Check generated analysis report tis_report.arm32.html

Switching targets, or analyzing for different targets

It is extremely easy to change targets (or to analyze the same code for different targets) with the TrustInSoft Analyzer. The target is defined with a single analysis configuration parameter, that can be changed from one analysis to the other in a snap. See the different value of the machdep parameter in .trustinsoft/tis-x64.json and .trustinsoft/tis-arm32.json files.

More than 30 targets (and counting) are available preconfigured out of the box by TrustInSoft (see online documentation). If your target is not in the list, TrustInSoft can very easy add it based on the target datasheet, something that we do on a regular basis as we "discover" new targets.
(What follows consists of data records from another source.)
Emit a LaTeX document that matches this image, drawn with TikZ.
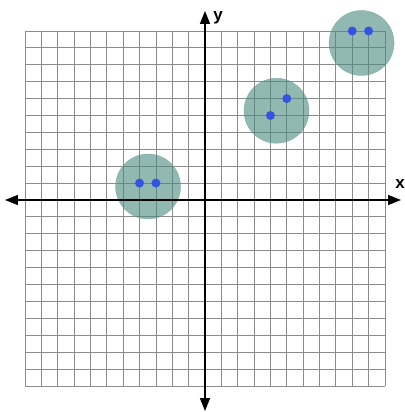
\documentclass[tikz,border=0pt]{standalone}
\usepackage{fontspec}
\setsansfont{Liberation Sans}
\usetikzlibrary{arrows.meta}
\definecolor{blobfill}{RGB}{72,138,127}
\definecolor{blobedge}{RGB}{110,160,150}
\definecolor{dotblue}{RGB}{52,84,224}
\tikzset{
  gridline/.style={draw=black!45, line width=0.8pt},
  axisline/.style={line width=1.6pt, -{Triangle[length=13pt,width=10pt]}},
  blob/.style={circle, minimum size=65pt, inner sep=0pt, fill=blobfill, fill opacity=0.6, draw=blobedge, draw opacity=0.6, line width=0.5pt},
  pt/.style={circle, minimum size=9pt, inner sep=0pt, fill=dotblue},
  axlabel/.style={font=\sffamily\bfseries\fontsize{17}{17}\selectfont, inner sep=0pt}
}
\begin{document}
\begin{tikzpicture}[x=16.36pt,y=16.9pt]
\useasboundingbox (-205pt,-212pt) rectangle (199pt,200pt);
% grid
\foreach \i in {-11,...,11} \draw[gridline] (\i,-11) -- (\i,10);
\foreach \j in {-11,...,10} \draw[gridline] (-11,\j) -- (11,\j);
% clusters
\node[blob] (c1) at (-3.48,0.8) {};
\node[blob] (c2) at (4.37,5.28) {};
\node[blob] (c3) at (9.57,9.29) {};
% axes
\coordinate (o) at (0,0);
\coordinate (xl) at (-200pt,0);
\coordinate (xr) at (196pt,0);
\coordinate (yb) at (0,-211pt);
\coordinate (yt) at (0,189pt);
\draw[axisline] (o) -- (xl);
\draw[axisline] (o) -- (xr);
\draw[axisline] (o) -- (yb);
\draw[axisline] (o) -- (yt);
\node[axlabel] (lx) at (195pt,16pt) {x};
\node[axlabel] (ly) at (13pt,182pt) {y};
% points
\node[pt] (p1) at (-4,1) {};
\node[pt] (p2) at (-3,1) {};
\node[pt] (p3) at (4,5) {};
\node[pt] (p4) at (5,6) {};
\node[pt] (p5) at (9,10) {};
\node[pt] (p6) at (10,10) {};
\end{tikzpicture}
\end{document}
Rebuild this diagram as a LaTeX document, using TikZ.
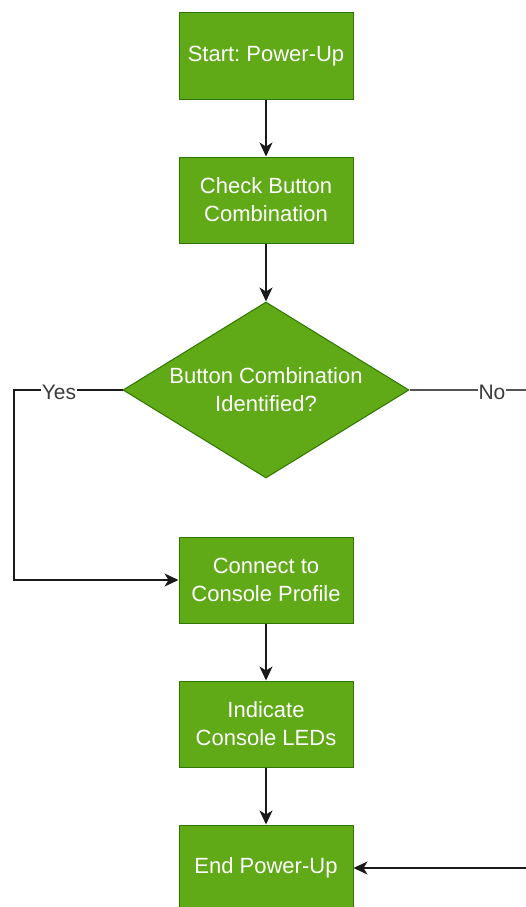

Changing targets or analyzing for several targets can be very handy in many use cases:

  • You don't have your physical target yet, or want to analyze code from many machines, not all of them having access to a physical target
  • Your same code is meant to be run on different target, depending on the particular deployment/application
  • Your code was originally designed for a particular target but is now being progressively migrated to a new (more recent, more performant, with per price/performance) target

Conclusion

From the code example above, one can conclude that analysing code taking into account the target is very important for embedded code, because such code often has target sensitive code constructs. Besides its formal-methods based exhaustive analysis capabilities, the TrustInSoft Analyzer provides all the required features to analyze on a regular development or CI machine, embedded low level that is target target sensitive.